Location: Sugarbeet and Bean ResearchTitle: Interaction of Rhizoctonia solani and Rhizopus stolonifer Causing Root Rot of Sugar Beet) Author
Submitted to: Plant Disease
Publication Type: Peer Reviewed Journal
Publication Acceptance Date: 1/7/2010
Publication Date: 5/1/2010
Publication URL: http://hdl.handle.net/10113/42852
Citation: Hanson, L.E. 2010. Interaction of Rhizoctonia solani and Rhizopus stolonifer Causing Root Rot of Sugar Beet. Plant Disease. 94(5):504-509. Interpretive Summary: Increasing problems with sugar beet root rot in Michigan were associated with the presence of two fungal pathogens in beet, Rhizoctonia solani and Rhizopus stolonifer. Both pathogens can cause root rot alone. When the two pathogens were inoculated together into beets, more severe disease was produced than when either fungus was used alone. This indicates a synergism can occur between these fungi and that a disease complex may be associated with problems in the growing area. Host resistance to Rhizoctonia solani reduced the disease caused by the two pathogens, but was not sufficient to control the disease. This raises concerns about managing root rot in this area.
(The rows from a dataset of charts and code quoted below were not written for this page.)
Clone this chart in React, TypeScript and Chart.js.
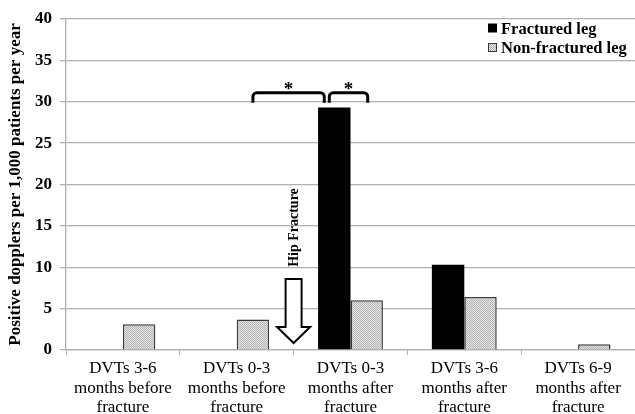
import React, { useEffect, useRef } from 'react';
import { Chart, registerables } from 'chart.js';

Chart.register(...registerables);

const categories: string[][] = [
  ['DVTs 3-6', 'months before', 'fracture'],
  ['DVTs 0-3', 'months before', 'fracture'],
  ['DVTs 0-3', 'months after', 'fracture'],
  ['DVTs 3-6', 'months after', 'fracture'],
  ['DVTs 6-9', 'months after', 'fracture'],
];
const fracturedLeg = [0, 0, 29.3, 10.3, 0];
const nonFracturedLeg = [3.1, 3.7, 6.0, 6.4, 0.7];
const seriesLabels = ['Fractured leg', 'Non-fractured leg'];
const yTitle = 'Positive dopplers per 1,000 patients per year';
const yTicks = [0, 5, 10, 15, 20, 25, 30, 35, 40];
const arrowLabel = 'Hip Fracture';
const significanceMark = '*';

const SERIF = '"Liberation Serif", "Times New Roman", serif';

function makePattern(): CanvasPattern | string {
  const c = document.createElement('canvas');
  c.width = 2;
  c.height = 2;
  const g = c.getContext('2d');
  if (!g) return '#cccccc';
  g.fillStyle = '#e4e4e4';
  g.fillRect(0, 0, 2, 2);
  g.fillStyle = '#b4b4b4';
  g.fillRect(0, 0, 1, 1);
  g.fillRect(1, 1, 1, 1);
  const p = g.createPattern(c, 'repeat');
  return p || '#cccccc';
}

const annotationPlugin = {
  id: 'annotationPlugin',
  afterDatasetsDraw(chart: any) {
    const ctx: CanvasRenderingContext2D = chart.ctx;
    const xs = chart.scales.x;
    const ys = chart.scales.y;
    const mF = chart.getDatasetMeta(0).data;
    const mN = chart.getDatasetMeta(1).data;

    // significance brackets
    const top = ys.getPixelForValue(31.1);
    const foot = 10;
    const r = 4;
    const drawBracket = (x1: number, x2: number) => {
      ctx.save();
      ctx.beginPath();
      ctx.moveTo(x1, top + foot);
      ctx.arcTo(x1, top, x1 + r, top, r);
      ctx.arcTo(x2, top, x2, top + r, r);
      ctx.lineTo(x2, top + foot);
      ctx.lineWidth = 3;
      ctx.strokeStyle = '#000';
      ctx.lineJoin = 'round';
      ctx.stroke();
      ctx.font = `bold 19px ${SERIF}`;
      ctx.fillStyle = '#000';
      ctx.textAlign = 'center';
      ctx.textBaseline = 'alphabetic';
      ctx.fillText(significanceMark, (x1 + x2) / 2, top + 2);
      ctx.restore();
    };
    drawBracket(mN[1].x, mF[2].x - 10);
    drawBracket(mF[2].x - 5, mN[2].x + 1);

    // hollow arrow
    const xm = (xs.getPixelForValue(1) + xs.getPixelForValue(2)) / 2;
    const tip = ys.getPixelForValue(0) - 7;
    const arrowTop = tip - 64;
    const headH = 16;
    const shaftW = 8;
    const headW = 16.5;
    ctx.save();
    ctx.beginPath();
    ctx.moveTo(xm - shaftW, arrowTop);
    ctx.lineTo(xm + shaftW, arrowTop);
    ctx.lineTo(xm + shaftW, tip - headH);
    ctx.lineTo(xm + headW, tip - headH);
    ctx.lineTo(xm, tip);
    ctx.lineTo(xm - headW, tip - headH);
    ctx.lineTo(xm - shaftW, tip - headH);
    ctx.closePath();
    ctx.fillStyle = '#fff';
    ctx.fill();
    ctx.lineWidth = 2;
    ctx.strokeStyle = '#000';
    ctx.lineJoin = 'miter';
    ctx.stroke();
    ctx.restore();

    // rotated label
    ctx.save();
    ctx.translate(xm + 1, ys.getPixelForValue(14.8));
    ctx.rotate(-Math.PI / 2);
    ctx.font = `bold 14px ${SERIF}`;
    ctx.fillStyle = '#000';
    ctx.textAlign = 'center';
    ctx.textBaseline = 'middle';
    ctx.fillText(arrowLabel, 0, 0);
    ctx.restore();
  },
  afterDraw(chart: any) {
    // legend
    const ctx: CanvasRenderingContext2D = chart.ctx;
    const x0 = chart.chartArea.right - 147;
    const rows = [28.5, 48];
    ctx.save();
    ctx.font = `bold 16.5px ${SERIF}`;
    ctx.textAlign = 'left';
    ctx.textBaseline = 'middle';
    chart.data.datasets.forEach((ds: any, i: number) => {
      const yy = rows[i];
      ctx.fillStyle = ds.backgroundColor;
      ctx.fillRect(x0, yy - 5, 9, 9);
      if (ds.borderWidth) {
        ctx.lineWidth = 1;
        ctx.strokeStyle = ds.borderColor;
        ctx.strokeRect(x0 + 0.5, yy - 4.5, 8, 8);
      }
      ctx.fillStyle = '#000';
      ctx.fillText(ds.label, x0 + 13, yy + 1);
    });
    ctx.restore();
  },
};

export default function App() {
  const ref = useRef<HTMLCanvasElement | null>(null);

  useEffect(() => {
    document.body.style.margin = '0';
    if (!ref.current) return;
    const pattern = makePattern();
    const chart = new Chart(ref.current, {
      type: 'bar',
      data: {
        labels: categories,
        datasets: [
          {
            label: seriesLabels[0],
            data: fracturedLeg,
            backgroundColor: '#000000',
            borderWidth: 0,
            categoryPercentage: 0.57,
            barPercentage: 1,
          },
          {
            label: seriesLabels[1],
            data: nonFracturedLeg,
            backgroundColor: pattern as any,
            borderColor: '#3a3a3a',
            borderWidth: 1.5,
            categoryPercentage: 0.57,
            barPercentage: 1,
          },
        ],
      },
      options: {
        animation: false,
        responsive: true,
        maintainAspectRatio: false,
        layout: { padding: { top: 19, right: 0, left: 0, bottom: 0 } },
        plugins: {
          legend: { display: false },
          tooltip: { enabled: false },
        },
        scales: {
          x: {
            grid: {
              display: true,
              drawOnChartArea: false,
              drawTicks: true,
              tickLength: 5,
              color: '#b0b0b0',
              offset: true,
            },
            border: { display: true, color: '#b0b0b0', width: 1.3 },
            ticks: {
              color: '#000',
              font: { family: SERIF, size: 17, lineHeight: 1.15 },
              padding: 4,
              maxRotation: 0,
              autoSkip: false,
            },
            afterFit: (s: any) => {
              s.height = 64;
            },
          },
          y: {
            min: 0,
            max: 40,
            afterBuildTicks: (s: any) => {
              s.ticks = yTicks.map((v) => ({ value: v }));
            },
            grid: {
              color: '#b0b0b0',
              lineWidth: 1.3,
              tickLength: 6,
              drawTicks: true,
            },
            border: { display: true, color: '#b0b0b0', width: 1.3 },
            ticks: {
              color: '#000',
              font: { family: SERIF, size: 17, weight: 'bold' },
              padding: 8,
            },
            title: {
              display: true,
              text: yTitle,
              color: '#000',
              font: { family: SERIF, size: 17, weight: 'bold' },
              padding: { top: 5, bottom: 0 },
            },
            afterFit: (s: any) => {
              s.width = 66;
            },
          },
        },
      },
      plugins: [annotationPlugin],
    });
    return () => chart.destroy();
  }, []);

  return (
    <div style={{ position: 'relative', width: 635, height: 414 }}>
      <canvas ref={ref} />
    </div>
  );
}
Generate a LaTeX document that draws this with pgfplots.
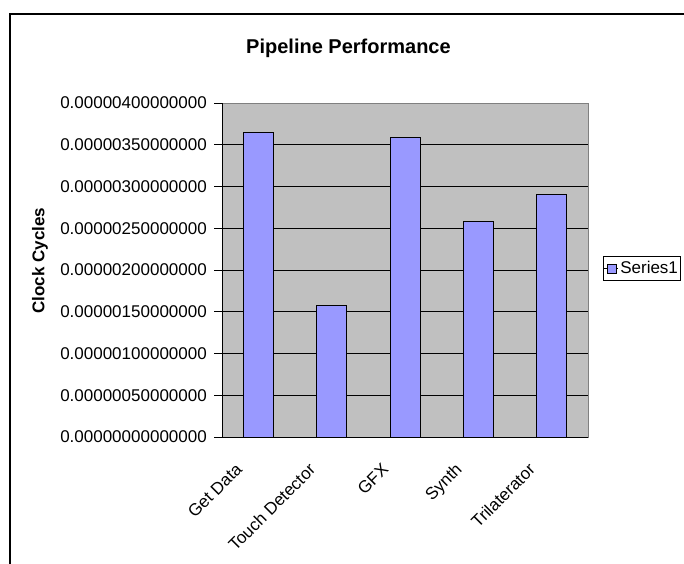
\documentclass[border=0pt]{standalone}
\usepackage{pgfplots}
\pgfplotsset{compat=1.18}
\usepackage{fontspec}
\setmainfont{Liberation Sans}
\definecolor{barblue}{HTML}{9999FF}
\definecolor{plotgray}{HTML}{C0C0C0}
\definecolor{bordergray}{HTML}{808080}

\begin{document}
\begin{tikzpicture}
\useasboundingbox (0,0) rectangle (684pt,563pt);
\fill[white] (0,0) rectangle (684pt,563pt);
% chart frame (only its left and top edges fall inside the page)
\begin{scope}
  \clip (0,0) rectangle (684pt,563pt);
  \draw[line width=1.3pt] (10pt,-10pt) -- (10pt,549pt) -- (700pt,549pt);
\end{scope}
\begin{axis}[
  at={(222pt,126pt)}, anchor=south west,
  scale only axis, width=366pt, height=334pt,
  xmin=-0.5, xmax=4.5, ymin=0, ymax=0.000004,
  ybar, bar width=30pt,
  axis background/.style={fill=plotgray, draw=bordergray, line width=1pt},
  axis x line*=bottom, axis y line*=left,
  axis line style={black, line width=1pt},
  tick align=outside,
  major tick length=8pt, minor tick length=8pt,
  tick style={black, line width=1pt},
  xtick={0,1,2,3,4},
  xticklabels={Get Data, Touch Detector, GFX, Synth, Trilaterator},
  xtick style={draw=none},
  minor xtick={-0.5,0.5,1.5,2.5,3.5,4.5},
  ytick={0,0.0000005,0.000001,0.0000015,0.000002,0.0000025,0.000003,0.0000035},
  extra y ticks={0.000004},
  extra y tick style={grid=none},
  ymajorgrids, major grid style={black, line width=1pt},
  scaled y ticks=false,
  /pgf/number format/fixed,
  /pgf/number format/fixed zerofill,
  /pgf/number format/precision=14,
  /pgf/number format/assume math mode=true,
  yticklabel style={font=\fontsize{17}{20}\selectfont, inner sep=2pt, xshift=-5pt},
  xticklabel style={font=\fontsize{17}{20}\selectfont, rotate=45, anchor=north east, inner sep=2pt,
    xshift=-27pt, yshift=7pt},
  title={\textbf{Pipeline Performance}},
  title style={font=\fontsize{20}{24}\selectfont, at={(axis description cs:0.3456,1.1467)}, anchor=center},
  ylabel={\textbf{Clock Cycles}},
  ylabel style={font=\fontsize{17}{20}\selectfont, at={(axis description cs:-0.497,0.528)}, anchor=center},
  legend style={at={(axis description cs:1.041,0.5045)}, anchor=west, draw=black, line width=0.6pt,
    font=\fontsize{17}{20}\selectfont, inner xsep=0pt, inner ysep=3pt, cells={anchor=west}},
  legend image code/.code={
    \path (-3pt,0pt) -- (11pt,0pt);
    \draw[#1, line width=0.6pt] (0pt,-4.5pt) rectangle (9pt,4.5pt);},
]
\addplot[fill=barblue, draw=black, line width=1pt] coordinates {
  (0,0.00000365) (1,0.00000157) (2,0.00000359) (3,0.00000258) (4,0.00000290)
};
\legend{Series1}
\end{axis}
\end{tikzpicture}
\end{document}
Technical Abstract: In recent years, growers in Michigan and other sugar beet production areas of the United States have reported increasing incidence of root rot with little or no crown or foliar symptoms in sugar beet with Rhizoctonia crown and root rot. In addition, Rhizoctonia-resistant beets have been reported with higher levels of disease than expected. In examining beets with Rhizoctonia root rot in Michigan, a large number of sampled roots had a second potential root rot pathogen, Rhizopus stolonifer. Growing conditions generally were not conducive to disease production by this pathogen alone, so we investigated the potential for interaction between these two pathogens. In greenhouse tests, four of five sugar beet varieties had more severe root rot symptoms when inoculated with both pathogens than when inoculated with either pathogen alone. This synergism occurred under conditions that were not conducive to disease production by R. stolonifer. Host resistance to Rhizoctonia crown and root rot reduced diseases severity, but was insufficient to control the disease when both pathogens were present. This raises concerns about correct disease diagnosis and management practices and indicates a root rot complex may be important on sugar beet in Michigan.